Wednesday, April 15, 2020
The New Adventures of Zorro (1981)
Who's in it?: The voices of Henry Darrow (a prolific character actor in the '70s and '80s who went on to play Zorro again in the short-lived CBS live-action comedy Zorro and Son - which I won't be covering - and also played Zorro's dad in the much longer '90s live-action series), Julio Medina (another busy character actor on TV in the '70s), and Don Diamond (I know him best as Corporal Reyes on Disney's live-action Zorro show in the '50s).
What's it about?: Filmation's animated version, originally ran alongside their Saturday-morning Tarzan and Lone Ranger cartoons on The Tarzan/Lone Ranger/Zorro Adventure Hour.
How is it?: I expected it be similar to Filmation's other adventure cartoons like Tarzan, Lone Ranger, and Star Trek, but Zorro is actually a bit different from those. It's the only one Filmation farmed out to another animation studio, which happened to be in Japan. The anime influences are really apparent, especially in the look and comedy antics of Sergeant Gonzalez (Don Diamond). And while the budget is kept under control with reusable action animation, it's not the same animation that I'm used to seeing in the other Filmation cartoons where Tarzan, Lone Ranger, Captain Kirk, and Flash Gordon all run in exactly the same way. The most noticeable reused animation is in the sword fights, but there are lots of different stock moves that the studio rearranges enough to keep interesting. And they're good, creative moves. Sometimes fights last a little longer than my older, short-attention brain wants them to, but when I was a kid, this is what I showed up for.
New Adventures of Zorro also uses some of the same music from those other Filmation shows (which I love, by the way; it's part of the soundtrack of my childhood), but it's rare. Most of the Zorro soundtrack is made of Spanish guitar and other Latin-inspired music. It's exciting and good.
The mythology is mostly the same as previous versions with one, huge exception that I'll get to in a minute. It's heavily inspired by the Disney show which played up the secret identity and Zorro cave to basically turn Zorro into a Western superhero.

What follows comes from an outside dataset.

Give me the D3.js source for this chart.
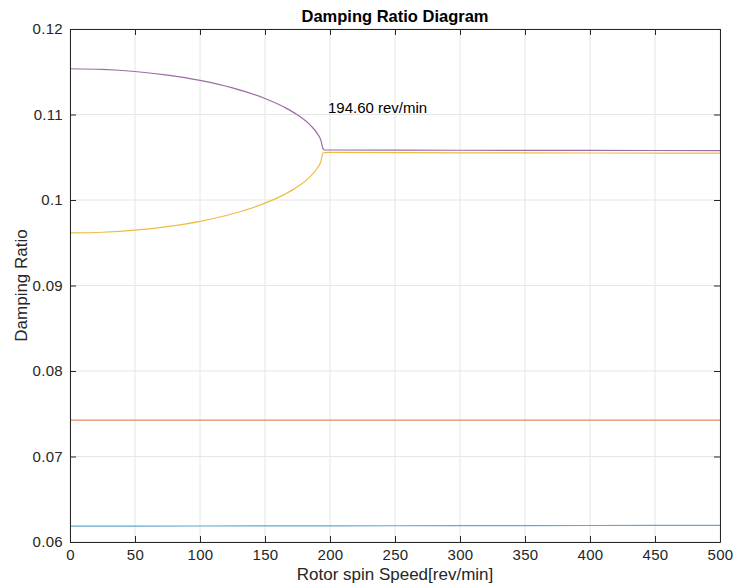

Most versions have a female character that Don Diego is either engaged to or interested in, but Filmation's is remarkably chaste. Diego (Henry Darrow) hangs out with a woman named Maria whom I think is the daughter of the local governor. They may have said for sure and I missed it, but that's what I think I've figured out. At any rate, their relationship seems to be purely Platonic.
Like other versions, Diego lives at home with his father, but his dad isn't as exasperated with Diego's apparent laziness as he is in other versions. There's a certain amount of eye-rolling, but he seems to have mostly accepted Diego's flaws.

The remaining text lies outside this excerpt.